Christine Bergmanns Weg von der Apothekerin zur Missbrauchsbeauftragten

Politik des offenen Ohres

Im Alter von 50 Jahren geht die Apothekerin Christine Bergmann in die Politik. «Ich habe im Herbst 1989 begriffen, dass Veränderung nur mit Hilfe von festen Strukturen möglich ist», erinnert sich die Missbrauchsbeauftragte der Bundesregierung. Seither hat die heute 71-Jährige die Politik nicht mehr losgelassen.

Autor/in:
Barbara Schneider
 (DR)

Nach dem Fall der Mauer legte die Pharmazeutin, die im Jahr 1989 am Institut für Arzneimittelwesen der DDR promovierte, eine steile Karriere hin: 1990 zur Präsidentin der ersten frei gewählten Ost-Berliner Stadtverordnetenversammlung gewählt, war sie im schwarz-roten Berliner Senat unter dem Regierenden Bürgermeister Eberhard Diepgen (CDU) Senatorin für Arbeit und Frauen. 1998 holte schließlich Bundeskanzler Gerhard Schröder (SPD) sie als Familienministerin in sein rot-grünes Kabinett.
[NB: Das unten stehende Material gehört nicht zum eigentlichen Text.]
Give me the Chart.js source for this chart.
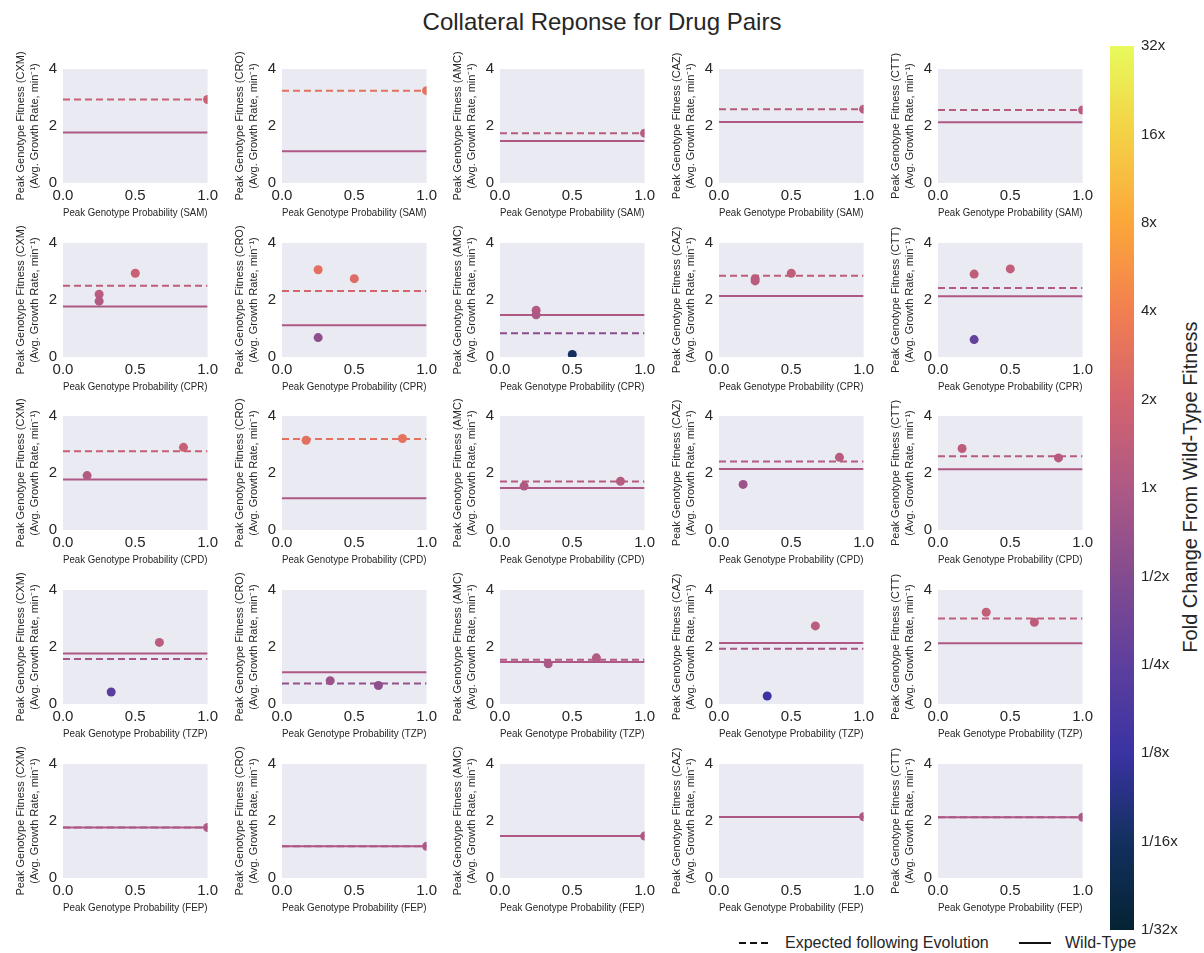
<!DOCTYPE html>
<html>
<head>
<meta charset="utf-8">
<script src="https://cdn.jsdelivr.net/npm/chart.js@4.4.1/dist/chart.umd.min.js"></script>
<style>
  body { margin: 0; background: #ffffff; }
  #fig { position: relative; width: 1204px; height: 953px; overflow: hidden;
         font-family: "Liberation Sans", Arial, sans-serif; color: #262626; background: #fff; }
  #title { position: absolute; left: 0; top: 8px; width: 1204px; text-align: center;
           font-size: 24px; line-height: 28px; }
  .panel { position: absolute; }
  #cbar-label { position: absolute; left: 1190px; top: 487px; width: 420px; margin-left: -210px;
                text-align: center; font-size: 20px; line-height: 24px; margin-top: -12px;
                transform: rotate(-90deg); white-space: nowrap; }
  #legend { position: absolute; top: 932px; left: 0; height: 22px; font-size: 16px; line-height: 22px; }
  .leg-item { position: absolute; top: 0; white-space: nowrap; }
  .leg-item svg { position: absolute; top: 5px; }
</style>
</head>
<body>
<div id="fig">
  <div id="title">Collateral Reponse for Drug Pairs</div>
  <div id="cbar-label">Fold Change From Wild-Type Fitness</div>
  <div id="legend">
    <div class="leg-item" style="left:738px;">
      <svg width="34" height="12"><line x1="1" y1="6" x2="33" y2="6" stroke="#111" stroke-width="2" stroke-dasharray="7,4"/></svg>
      <span style="position:absolute;left:47px;">Expected following Evolution</span>
    </div>
    <div class="leg-item" style="left:1018px;">
      <svg width="34" height="12"><line x1="1" y1="6" x2="33" y2="6" stroke="#111" stroke-width="2"/></svg>
      <span style="position:absolute;left:47px;">Wild-Type</span>
    </div>
  </div>
</div>
<script>
// Drugs: rows are the evolution drug (x-axis), columns the drug whose fitness is measured (y-axis)
const rowDrugs = ['SAM', 'CPR', 'CPD', 'TZP', 'FEP'];
const colDrugs = ['CXM', 'CRO', 'AMC', 'CAZ', 'CTT'];

// Wild-type peak fitness for each column drug
const wildType = [1.77, 1.11, 1.47, 2.14, 2.13];

// Expected fitness following evolution (row = evolution drug, col = measured drug)
const expectedSAM = [2.93, 3.24, 1.75, 2.59, 2.56];
const expectedCPR = [2.50, 2.32, 0.83, 2.85, 2.42];
const expectedCPD = [2.76, 3.19, 1.70, 2.40, 2.59];
const expectedTZP = [1.58, 0.72, 1.55, 1.94, 3.00];
const expectedFEP = [1.77, 1.11, 1.47, 2.14, 2.13];

// Peak genotype probabilities after evolution in each drug
const probSAM = [1.0];
const probCPR = [0.25, 0.25, 0.5];
const probCPD = [0.1667, 0.8333];
const probTZP = [0.3333, 0.6667];
const probFEP = [1.0];

// Fitness of each peak genotype, listed per measured drug (CXM, CRO, AMC, CAZ, CTT)
const fitSAM = [[2.93], [3.24], [1.75], [2.59], [2.56]];
const fitCPR = [[2.20, 1.96, 2.94], [3.06, 0.68, 2.75], [1.64, 1.48, 0.09], [2.75, 2.67, 2.94], [2.91, 0.61, 3.09]];
const fitCPD = [[1.91, 2.90], [3.15, 3.21], [1.54, 1.71], [1.60, 2.55], [2.86, 2.53]];
const fitTZP = [[0.42, 2.16], [0.82, 0.65], [1.41, 1.62], [0.28, 2.74], [3.22, 2.87]];
const fitFEP = [[1.77], [1.11], [1.47], [2.15], [2.13]];

// Colour bar tick labels (log2 fold change from -5 to 5)
const foldLabels = ['1/32x', '1/16x', '1/8x', '1/4x', '1/2x', '1x', '2x', '4x', '8x', '16x', '32x'];

const expectedRows = [expectedSAM, expectedCPR, expectedCPD, expectedTZP, expectedFEP];
const probRows = [probSAM, probCPR, probCPD, probTZP, probFEP];
const fitRows = [fitSAM, fitCPR, fitCPD, fitTZP, fitFEP];

// Thermal-style colour map
const cmapStops = [
  [0.0, '#042333'], [0.1, '#13305f'], [0.2, '#3a33a3'], [0.3, '#5d3f9d'],
  [0.4, '#834b8f'], [0.5, '#ae5985'], [0.6, '#d3636e'], [0.7, '#f27f50'],
  [0.8, '#fba73a'], [0.9, '#f4d146'], [1.0, '#e8fa5b']
];
function hexToRgb(h) { return [1, 3, 5].map(i => parseInt(h.substr(i, 2), 16)); }
function cmap(t) {
  t = Math.max(0, Math.min(1, t));
  for (let i = 1; i < cmapStops.length; i++) {
    if (t <= cmapStops[i][0]) {
      const [t0, c0] = cmapStops[i - 1], [t1, c1] = cmapStops[i];
      const f = (t - t0) / (t1 - t0);
      const a = hexToRgb(c0), b = hexToRgb(c1);
      const m = a.map((v, k) => Math.round(v + (b[k] - v) * f));
      return `rgb(${m[0]},${m[1]},${m[2]})`;
    }
  }
  return cmapStops[cmapStops.length - 1][1];
}
function foldColor(ratio) { return cmap((Math.log2(ratio) + 5) / 10); }

const FONT = '"Liberation Sans", Arial, sans-serif';
const TEXT = '#262626';
const plotLefts = [63, 282, 500, 719, 938];
const plotTops = [69, 243, 416, 590, 764];
const PLOT_W = 147, PLOT_H = 114, PAD_L = 60, PAD_T = 26, PAD_R = 12, PAD_B = 46;

const panelBg = {
  id: 'panelBg',
  beforeDraw(chart) {
    const a = chart.chartArea, ctx = chart.ctx;
    ctx.save();
    ctx.fillStyle = '#eaeaf2';
    ctx.fillRect(a.left, a.top, a.right - a.left, a.bottom - a.top);
    ctx.restore();
  }
};

const fig = document.getElementById('fig');

function makePanel(r, c) {
  const wrap = document.createElement('div');
  wrap.className = 'panel';
  const W = PAD_L + PLOT_W + PAD_R, H = PAD_T + PLOT_H + PAD_B;
  wrap.style.left = (plotLefts[c] - PAD_L) + 'px';
  wrap.style.top = (plotTops[r] - PAD_T) + 'px';
  wrap.style.width = W + 'px';
  wrap.style.height = H + 'px';
  const cv = document.createElement('canvas');
  cv.width = W; cv.height = H;
  wrap.appendChild(cv);
  fig.appendChild(wrap);

  const wt = wildType[c];
  const ex = expectedRows[r][c];
  const pts = probRows[r].map((p, i) => ({ x: p, y: fitRows[r][c][i] }));

  new Chart(cv, {
    type: 'scatter',
    data: {
      datasets: [
        { type: 'line', data: [{ x: 0, y: wt }, { x: 1, y: wt }], borderColor: foldColor(1),
          borderWidth: 2, pointRadius: 0, clip: 0, order: 3 },
        { type: 'line', data: [{ x: 0, y: ex }, { x: 1, y: ex }], borderColor: foldColor(ex / wt),
          borderWidth: 2, borderDash: [7, 4], pointRadius: 0, clip: 0, order: 2 },
        { data: pts, backgroundColor: pts.map(p => foldColor(p.y / wt)), pointRadius: 4.5,
          borderWidth: 0, clip: 0, order: 1 }
      ]
    },
    options: {
      responsive: false, animation: false, events: [],
      layout: { padding: { top: PAD_T, right: PAD_R, bottom: 0, left: 0 }, autoPadding: false },
      plugins: { legend: { display: false }, tooltip: { enabled: false } },
      scales: {
        x: {
          type: 'linear', min: 0, max: 1,
          grid: { display: false, drawTicks: false }, border: { display: false },
          ticks: { stepSize: 0.5, padding: 4, autoSkip: false, maxRotation: 0, color: TEXT,
                   font: { size: 15, family: FONT }, callback: v => Number(v).toFixed(1) },
          title: { display: true, text: 'Peak Genotype Probability (' + rowDrugs[r] + ')', color: TEXT,
                   font: { size: 11, family: FONT }, padding: { top: 0, bottom: 9 } },
          afterFit(s) { s.height = PAD_B; }
        },
        y: {
          type: 'linear', min: 0, max: 4,
          grid: { display: false, drawTicks: false }, border: { display: false },
          ticks: { stepSize: 2, padding: 6, color: TEXT, font: { size: 15, family: FONT } },
          title: { display: true, color: TEXT,
                   text: ['Peak Genotype Fitness (' + colDrugs[c] + ')', '(Avg. Growth Rate, min\u207B\u00B9)'],
                   font: { size: 11, family: FONT, lineHeight: 1.3 }, padding: { top: 11, bottom: 0 } },
          afterFit(s) { s.width = PAD_L; }
        }
      }
    },
    plugins: [panelBg]
  });
}

for (let r = 0; r < rowDrugs.length; r++)
  for (let c = 0; c < colDrugs.length; c++) makePanel(r, c);

// Colour bar
(function () {
  const wrap = document.createElement('div');
  wrap.className = 'panel';
  const W = 24 + 60, H = 916;
  wrap.style.left = '1110px'; wrap.style.top = '30px';
  wrap.style.width = W + 'px'; wrap.style.height = H + 'px';
  const cv = document.createElement('canvas');
  cv.width = W; cv.height = H;
  wrap.appendChild(cv);
  fig.appendChild(wrap);

  new Chart(cv, {
    type: 'bar',
    data: {
      labels: [''],
      datasets: [{
        data: [[-5, 5]],
        borderWidth: 0, barPercentage: 1, categoryPercentage: 1,
        backgroundColor(ctx) {
          const a = ctx.chart.chartArea;
          if (!a) return '#888';
          const g = ctx.chart.ctx.createLinearGradient(0, a.bottom, 0, a.top);
          for (let i = 0; i <= 50; i++) g.addColorStop(i / 50, cmap(i / 50));
          return g;
        }
      }]
    },
    options: {
      responsive: false, animation: false, events: [],
      layout: { padding: { top: 10, bottom: 10, left: 0, right: 0 }, autoPadding: false },
      plugins: { legend: { display: false }, tooltip: { enabled: false } },
      scales: {
        x: { display: false },
        y: {
          position: 'right', min: -5, max: 5,
          grid: { display: false, drawTicks: false }, border: { display: false },
          ticks: { stepSize: 1, padding: 7, color: TEXT, font: { size: 15, family: FONT },
                   callback: v => foldLabels[Math.round(v) + 5] },
          afterFit(s) { s.width = 60; }
        }
      }
    }
  });
})();
</script>
</body>
</html>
Einen leichten Stand hatten sie und ihr Ministerium nicht. Tat doch Schröder seinerzeit Familienpolitik als "Gedöns" ab. Gleichwohl machte Bergmann einige Schritte zur besseren Vereinbarkeit von Familie und Beruf, führte anstelle des bisherigen Erziehungsurlaubs die Elternzeit ein und setzte ein Gesetz zur Teilzeitarbeit durch. Schröder zum Trotz sagt sie: "Diese Themen sind keine Randthemen." Die Aufwertung der Familienpolitik in den nachfolgenden Regierungen gibt ihr da wohl Recht.



"Unsere Situation war die der Dazugekommenen"

Zur SPD kam die gebürtige Dresdnerin über einen Aufruf an der Gethsemanekirche in Berlin-Prenzlauer Berg, einem der wichtigsten Zentren der friedlichen Revolution in der DDR. Nach dem Mauerfall war sie 1990 maßgeblich daran beteiligt, dass sich die Ost-Berliner Stadtverordnetenversammlung eine eigene Verfassung gab. "Wir wollten nicht mit leeren Händen in die Demokratie kommen", sagt sie.



Und doch sei nach der Einheit schnell klargeworden: "Unsere Situation war die der Dazugekommenen." Ganze Biografien, Lebenswege und Lebensleistungen wurden infrage gestellt. "Wir haben durch die Jahre der Teilung keine gemeinsame Sozialisation", resümiert die Mutter zweier Kinder, die ihr Leben hindurch stets gearbeitet hat. Immer wieder kommt sie auf die Chancengleichheit von Frauen und Männern im Beruf zu sprechen. "Erwerbsarbeit von Frauen auch mit Kindern war in der DDR selbstverständlich und wurde nicht hinterfragt."



"Eine Kümmerin mit offenen Ohr"

In ihrer politischen Arbeit erwarb sich Bergmann den Ruf, kompetent und couragiert zu sein, aber lieber im Hintergrund zu arbeiten. Bergmann ist keine Frau der lauten Töne. Nach dem Rückzug aus der ersten Reihe in der Bundespolitik gehörte sie dem Ombudsrat an, der die Hartz-IV-Reformen kritisch begleiten sollte. "Eine wichtige Empfehlung war: Es darf in den Regelsätzen keinen Ost-West-Unterschied geben", erinnert sie sich. "Eine Kümmerin mit offenen Ohr" nannte die Parlamentskorrespondentin des "Tagesspiegels", Tissy Bruns, die Politikerin einmal.



In den vergangenen Jahren war es ruhig geworden um die Frau aus dem Osten. Als Anfang dieses Jahres immer mehr Fälle von sexuellem Missbrauch in kirchlichen und anderen Einrichtungen bekanntwurden, ernannte die Bundesregierung Bergmann zur Missbrauchsbeauftragten. Ihre Aufgabe: Anlaufstelle für Opfer sexueller Gewalt zu sein. Täglich nehmen ihre Mitarbeiter an der geschalteten Hotline Anrufe entgegen, lesen Briefe. Noch in diesem Jahr will der Runde Tisch gegen Kindesmissbrauch einen Zwischenbericht vorlegen. "Wir sind mit der Aufarbeitung noch lange nicht fertig", sagt Bergmann.